> [Written problem]:
Locate all lines with the word "this" and copy them out.

Figure scripts:
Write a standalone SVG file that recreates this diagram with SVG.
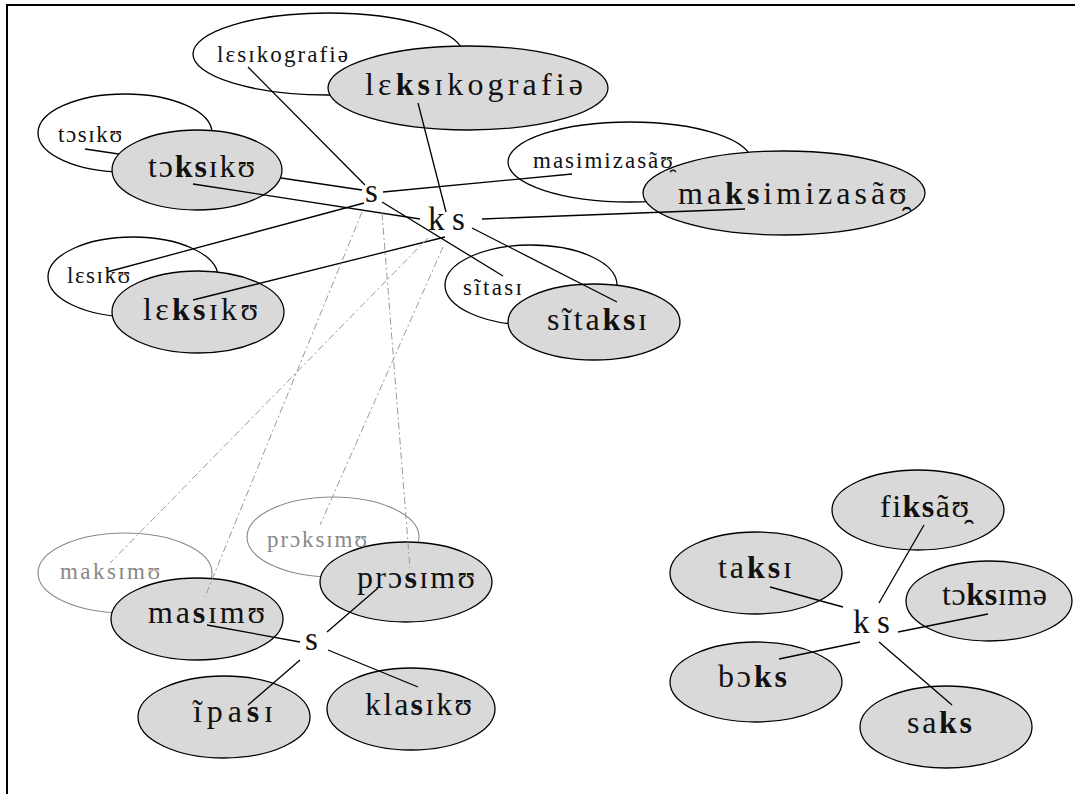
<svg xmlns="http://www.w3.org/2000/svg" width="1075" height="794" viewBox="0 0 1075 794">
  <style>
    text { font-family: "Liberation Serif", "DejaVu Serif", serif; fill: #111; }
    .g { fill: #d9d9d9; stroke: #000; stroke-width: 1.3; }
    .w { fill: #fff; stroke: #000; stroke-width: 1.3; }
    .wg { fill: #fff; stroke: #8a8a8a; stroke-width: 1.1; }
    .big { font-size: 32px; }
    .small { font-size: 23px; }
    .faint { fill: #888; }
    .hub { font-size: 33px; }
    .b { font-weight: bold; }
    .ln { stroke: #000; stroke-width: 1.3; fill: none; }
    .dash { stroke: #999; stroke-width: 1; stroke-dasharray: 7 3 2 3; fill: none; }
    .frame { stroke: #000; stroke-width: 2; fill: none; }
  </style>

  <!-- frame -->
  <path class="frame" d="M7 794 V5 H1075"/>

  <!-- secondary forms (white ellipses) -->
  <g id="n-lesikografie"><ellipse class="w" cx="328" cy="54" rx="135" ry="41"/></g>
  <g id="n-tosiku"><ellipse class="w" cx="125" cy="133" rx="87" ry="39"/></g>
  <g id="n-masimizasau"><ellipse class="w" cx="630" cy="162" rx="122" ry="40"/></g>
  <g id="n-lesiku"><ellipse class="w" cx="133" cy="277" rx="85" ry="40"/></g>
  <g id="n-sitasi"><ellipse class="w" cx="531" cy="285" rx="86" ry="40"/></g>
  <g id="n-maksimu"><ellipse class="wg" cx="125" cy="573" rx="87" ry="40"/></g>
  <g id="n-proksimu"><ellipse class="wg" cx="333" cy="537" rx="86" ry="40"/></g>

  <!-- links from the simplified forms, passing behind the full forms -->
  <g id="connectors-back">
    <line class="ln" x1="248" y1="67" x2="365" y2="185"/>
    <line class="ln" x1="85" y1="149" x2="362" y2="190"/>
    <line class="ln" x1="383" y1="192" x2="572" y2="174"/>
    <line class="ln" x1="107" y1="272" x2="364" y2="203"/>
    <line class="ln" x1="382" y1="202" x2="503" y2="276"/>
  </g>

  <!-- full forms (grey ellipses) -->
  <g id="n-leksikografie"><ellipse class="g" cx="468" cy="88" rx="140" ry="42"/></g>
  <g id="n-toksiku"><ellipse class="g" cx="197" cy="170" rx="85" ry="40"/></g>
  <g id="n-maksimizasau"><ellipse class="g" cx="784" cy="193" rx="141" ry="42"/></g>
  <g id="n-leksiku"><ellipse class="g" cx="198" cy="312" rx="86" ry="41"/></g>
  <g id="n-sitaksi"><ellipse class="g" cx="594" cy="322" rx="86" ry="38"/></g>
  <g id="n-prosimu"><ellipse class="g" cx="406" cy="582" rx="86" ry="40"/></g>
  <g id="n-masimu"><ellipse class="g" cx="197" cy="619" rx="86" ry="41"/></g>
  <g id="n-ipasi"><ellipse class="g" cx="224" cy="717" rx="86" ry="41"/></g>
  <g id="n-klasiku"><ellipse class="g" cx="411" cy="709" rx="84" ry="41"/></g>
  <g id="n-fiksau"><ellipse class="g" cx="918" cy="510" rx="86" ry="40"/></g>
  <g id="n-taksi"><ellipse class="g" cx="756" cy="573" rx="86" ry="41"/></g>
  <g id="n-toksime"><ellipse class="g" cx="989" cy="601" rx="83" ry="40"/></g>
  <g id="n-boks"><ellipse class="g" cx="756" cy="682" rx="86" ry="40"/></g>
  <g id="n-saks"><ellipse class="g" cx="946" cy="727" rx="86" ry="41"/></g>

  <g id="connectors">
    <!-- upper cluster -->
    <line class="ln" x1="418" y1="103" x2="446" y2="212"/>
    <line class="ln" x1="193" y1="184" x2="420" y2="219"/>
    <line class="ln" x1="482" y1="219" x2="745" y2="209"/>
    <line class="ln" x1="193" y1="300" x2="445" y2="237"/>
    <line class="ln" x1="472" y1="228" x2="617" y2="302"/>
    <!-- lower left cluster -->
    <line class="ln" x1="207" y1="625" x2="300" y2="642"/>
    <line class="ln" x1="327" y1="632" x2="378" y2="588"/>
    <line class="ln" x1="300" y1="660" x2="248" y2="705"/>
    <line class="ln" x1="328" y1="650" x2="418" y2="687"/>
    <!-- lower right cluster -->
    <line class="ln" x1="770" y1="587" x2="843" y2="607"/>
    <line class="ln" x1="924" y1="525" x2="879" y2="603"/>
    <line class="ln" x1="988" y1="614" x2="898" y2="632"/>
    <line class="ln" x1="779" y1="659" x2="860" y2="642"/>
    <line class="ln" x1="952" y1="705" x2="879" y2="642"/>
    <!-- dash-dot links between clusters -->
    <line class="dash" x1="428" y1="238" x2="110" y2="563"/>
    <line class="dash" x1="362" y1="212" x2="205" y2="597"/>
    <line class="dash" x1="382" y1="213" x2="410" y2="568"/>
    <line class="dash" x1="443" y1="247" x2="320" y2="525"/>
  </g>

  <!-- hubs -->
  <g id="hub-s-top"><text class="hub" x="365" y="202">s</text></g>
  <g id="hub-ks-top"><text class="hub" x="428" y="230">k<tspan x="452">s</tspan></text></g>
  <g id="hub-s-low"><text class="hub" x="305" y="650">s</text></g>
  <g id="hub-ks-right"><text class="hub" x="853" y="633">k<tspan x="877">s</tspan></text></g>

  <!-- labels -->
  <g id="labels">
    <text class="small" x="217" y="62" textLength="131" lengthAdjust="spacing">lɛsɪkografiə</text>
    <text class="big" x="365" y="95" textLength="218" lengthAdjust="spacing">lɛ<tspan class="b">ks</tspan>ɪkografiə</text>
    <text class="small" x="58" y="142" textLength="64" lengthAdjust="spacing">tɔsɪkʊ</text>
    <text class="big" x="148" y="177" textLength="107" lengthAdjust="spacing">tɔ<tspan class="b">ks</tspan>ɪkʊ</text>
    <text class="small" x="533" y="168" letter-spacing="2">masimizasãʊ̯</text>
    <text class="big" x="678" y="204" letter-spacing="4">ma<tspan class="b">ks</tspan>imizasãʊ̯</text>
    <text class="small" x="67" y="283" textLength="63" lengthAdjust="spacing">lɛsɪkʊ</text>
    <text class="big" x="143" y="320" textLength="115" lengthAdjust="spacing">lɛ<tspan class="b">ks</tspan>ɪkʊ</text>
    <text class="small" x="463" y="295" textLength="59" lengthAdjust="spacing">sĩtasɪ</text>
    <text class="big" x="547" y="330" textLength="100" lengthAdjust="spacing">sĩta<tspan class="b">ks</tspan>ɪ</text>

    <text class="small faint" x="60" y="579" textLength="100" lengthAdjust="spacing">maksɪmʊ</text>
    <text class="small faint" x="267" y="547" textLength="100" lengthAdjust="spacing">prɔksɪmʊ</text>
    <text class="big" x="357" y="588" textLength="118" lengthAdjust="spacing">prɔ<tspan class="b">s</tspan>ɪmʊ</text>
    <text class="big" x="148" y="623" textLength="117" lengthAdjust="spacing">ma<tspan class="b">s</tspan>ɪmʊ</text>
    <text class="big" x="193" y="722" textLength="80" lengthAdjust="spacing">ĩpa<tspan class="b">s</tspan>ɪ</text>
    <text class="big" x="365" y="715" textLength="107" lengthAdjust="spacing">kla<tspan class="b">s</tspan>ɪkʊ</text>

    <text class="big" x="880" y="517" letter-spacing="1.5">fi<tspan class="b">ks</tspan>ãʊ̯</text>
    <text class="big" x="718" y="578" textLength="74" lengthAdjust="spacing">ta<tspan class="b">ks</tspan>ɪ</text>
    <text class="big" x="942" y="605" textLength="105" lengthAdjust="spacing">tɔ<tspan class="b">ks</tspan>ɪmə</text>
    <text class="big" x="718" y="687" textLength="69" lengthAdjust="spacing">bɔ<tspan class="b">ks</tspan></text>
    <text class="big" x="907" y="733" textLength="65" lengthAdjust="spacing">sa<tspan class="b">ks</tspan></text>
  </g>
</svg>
---
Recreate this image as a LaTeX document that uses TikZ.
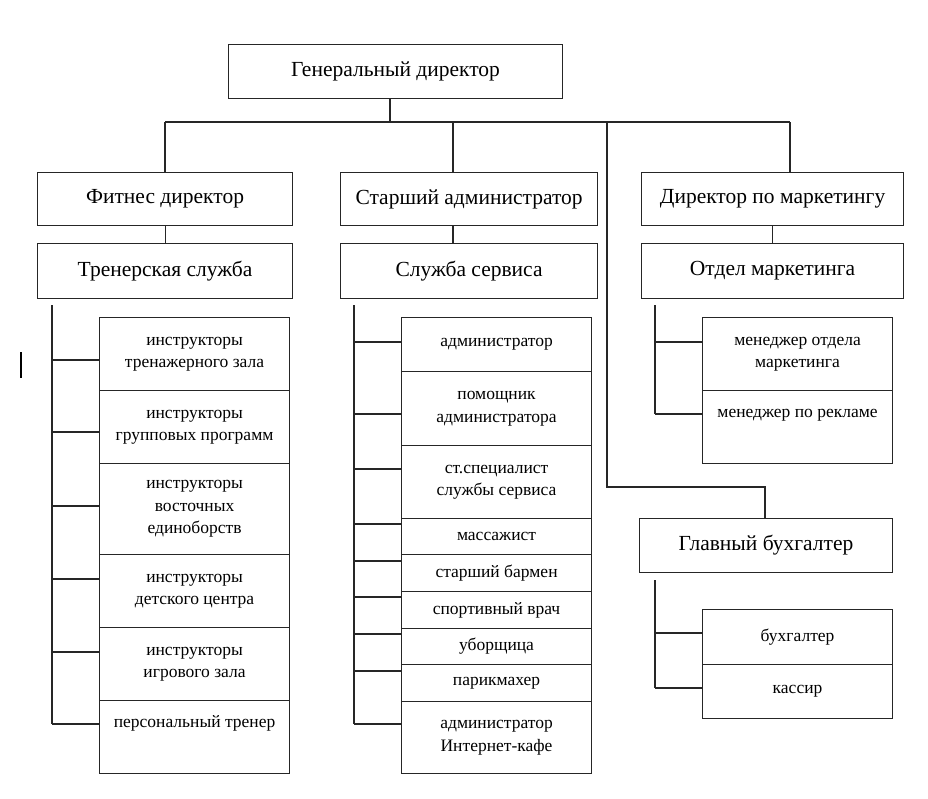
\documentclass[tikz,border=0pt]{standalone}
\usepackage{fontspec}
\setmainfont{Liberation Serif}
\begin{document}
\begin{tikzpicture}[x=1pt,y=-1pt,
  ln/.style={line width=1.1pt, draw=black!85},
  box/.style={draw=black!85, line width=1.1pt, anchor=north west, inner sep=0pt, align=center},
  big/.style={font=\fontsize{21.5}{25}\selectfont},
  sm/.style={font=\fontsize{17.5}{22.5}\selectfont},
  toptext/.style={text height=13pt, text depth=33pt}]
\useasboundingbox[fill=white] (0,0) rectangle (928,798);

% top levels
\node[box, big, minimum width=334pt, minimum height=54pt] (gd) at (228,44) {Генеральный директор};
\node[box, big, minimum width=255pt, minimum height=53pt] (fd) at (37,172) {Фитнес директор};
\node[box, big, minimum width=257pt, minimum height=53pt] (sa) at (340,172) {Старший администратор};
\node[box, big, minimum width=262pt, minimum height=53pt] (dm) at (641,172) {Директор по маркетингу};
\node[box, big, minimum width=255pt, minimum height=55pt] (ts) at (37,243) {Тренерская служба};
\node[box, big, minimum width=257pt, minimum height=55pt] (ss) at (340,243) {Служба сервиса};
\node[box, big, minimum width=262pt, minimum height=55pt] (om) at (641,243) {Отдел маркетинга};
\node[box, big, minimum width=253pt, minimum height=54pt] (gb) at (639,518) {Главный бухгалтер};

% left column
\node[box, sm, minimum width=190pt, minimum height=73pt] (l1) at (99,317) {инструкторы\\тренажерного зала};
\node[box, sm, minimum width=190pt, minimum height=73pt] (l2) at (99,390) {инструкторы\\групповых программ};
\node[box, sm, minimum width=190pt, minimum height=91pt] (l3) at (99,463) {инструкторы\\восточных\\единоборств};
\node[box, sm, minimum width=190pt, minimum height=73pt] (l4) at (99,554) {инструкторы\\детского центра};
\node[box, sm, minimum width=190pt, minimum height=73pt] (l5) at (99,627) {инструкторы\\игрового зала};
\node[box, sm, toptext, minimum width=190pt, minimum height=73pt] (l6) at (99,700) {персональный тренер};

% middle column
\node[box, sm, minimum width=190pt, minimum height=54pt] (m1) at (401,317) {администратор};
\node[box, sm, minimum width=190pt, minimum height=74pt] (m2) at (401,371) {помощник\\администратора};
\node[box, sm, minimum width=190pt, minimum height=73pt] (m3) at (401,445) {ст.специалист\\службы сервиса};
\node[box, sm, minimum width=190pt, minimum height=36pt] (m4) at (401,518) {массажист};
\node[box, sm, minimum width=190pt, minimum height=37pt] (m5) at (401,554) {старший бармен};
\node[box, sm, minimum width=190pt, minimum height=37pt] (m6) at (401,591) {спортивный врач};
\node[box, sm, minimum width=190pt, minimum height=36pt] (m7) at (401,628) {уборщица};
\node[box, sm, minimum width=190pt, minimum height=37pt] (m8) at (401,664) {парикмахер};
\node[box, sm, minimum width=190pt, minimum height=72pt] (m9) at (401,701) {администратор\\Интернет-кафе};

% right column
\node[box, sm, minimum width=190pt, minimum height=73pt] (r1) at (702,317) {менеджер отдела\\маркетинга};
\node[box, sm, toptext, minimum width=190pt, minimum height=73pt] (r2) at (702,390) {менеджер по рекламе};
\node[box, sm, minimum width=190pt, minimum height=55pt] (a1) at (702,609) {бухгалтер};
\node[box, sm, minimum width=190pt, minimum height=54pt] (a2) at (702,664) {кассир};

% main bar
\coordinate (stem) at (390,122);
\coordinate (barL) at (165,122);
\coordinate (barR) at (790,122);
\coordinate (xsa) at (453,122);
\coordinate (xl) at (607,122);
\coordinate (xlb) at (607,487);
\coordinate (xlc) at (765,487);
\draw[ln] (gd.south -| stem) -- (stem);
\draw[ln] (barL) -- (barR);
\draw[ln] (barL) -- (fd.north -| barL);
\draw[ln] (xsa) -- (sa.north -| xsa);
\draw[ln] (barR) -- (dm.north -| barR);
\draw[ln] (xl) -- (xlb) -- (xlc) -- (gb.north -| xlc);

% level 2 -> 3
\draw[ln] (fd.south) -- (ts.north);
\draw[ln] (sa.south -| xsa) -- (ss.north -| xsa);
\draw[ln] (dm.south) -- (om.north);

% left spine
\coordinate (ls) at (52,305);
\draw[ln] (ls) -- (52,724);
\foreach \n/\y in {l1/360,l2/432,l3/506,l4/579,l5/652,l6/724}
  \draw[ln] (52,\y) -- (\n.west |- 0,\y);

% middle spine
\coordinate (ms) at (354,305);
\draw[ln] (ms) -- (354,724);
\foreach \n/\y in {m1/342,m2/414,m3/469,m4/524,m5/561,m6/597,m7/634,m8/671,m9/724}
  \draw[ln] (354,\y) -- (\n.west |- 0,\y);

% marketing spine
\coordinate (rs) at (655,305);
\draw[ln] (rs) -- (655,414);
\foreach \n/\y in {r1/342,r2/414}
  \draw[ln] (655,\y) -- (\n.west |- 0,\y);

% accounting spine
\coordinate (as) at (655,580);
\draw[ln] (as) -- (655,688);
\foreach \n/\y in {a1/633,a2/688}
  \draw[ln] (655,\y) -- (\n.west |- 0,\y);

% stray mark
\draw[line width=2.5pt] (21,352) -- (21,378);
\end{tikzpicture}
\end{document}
---
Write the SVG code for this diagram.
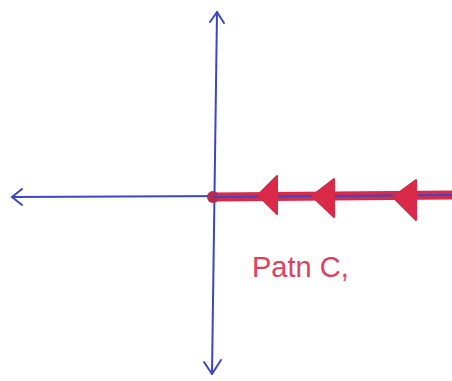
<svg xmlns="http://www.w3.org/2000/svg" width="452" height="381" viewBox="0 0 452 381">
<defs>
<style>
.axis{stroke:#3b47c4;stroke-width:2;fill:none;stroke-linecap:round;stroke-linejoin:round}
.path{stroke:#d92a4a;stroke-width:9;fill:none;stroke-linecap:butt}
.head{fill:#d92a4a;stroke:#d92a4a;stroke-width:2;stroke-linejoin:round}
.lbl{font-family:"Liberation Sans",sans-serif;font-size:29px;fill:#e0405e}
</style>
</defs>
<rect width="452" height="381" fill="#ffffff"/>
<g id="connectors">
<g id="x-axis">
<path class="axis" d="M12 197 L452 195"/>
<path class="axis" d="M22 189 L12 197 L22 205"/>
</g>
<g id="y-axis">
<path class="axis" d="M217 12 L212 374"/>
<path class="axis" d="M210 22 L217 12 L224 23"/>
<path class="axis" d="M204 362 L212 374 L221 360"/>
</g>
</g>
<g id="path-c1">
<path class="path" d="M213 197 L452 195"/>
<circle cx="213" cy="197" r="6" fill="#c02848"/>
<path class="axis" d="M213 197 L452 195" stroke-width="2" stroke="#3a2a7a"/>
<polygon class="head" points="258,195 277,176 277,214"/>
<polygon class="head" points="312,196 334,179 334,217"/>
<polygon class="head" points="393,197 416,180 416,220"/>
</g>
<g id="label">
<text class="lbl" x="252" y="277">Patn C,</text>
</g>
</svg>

> [Full answer]:
Write a standalone SVG file that recreates this diagram with SVG.
Recreate this image as a LaTeX document that uses TikZ.
Write the SVG code for this diagram.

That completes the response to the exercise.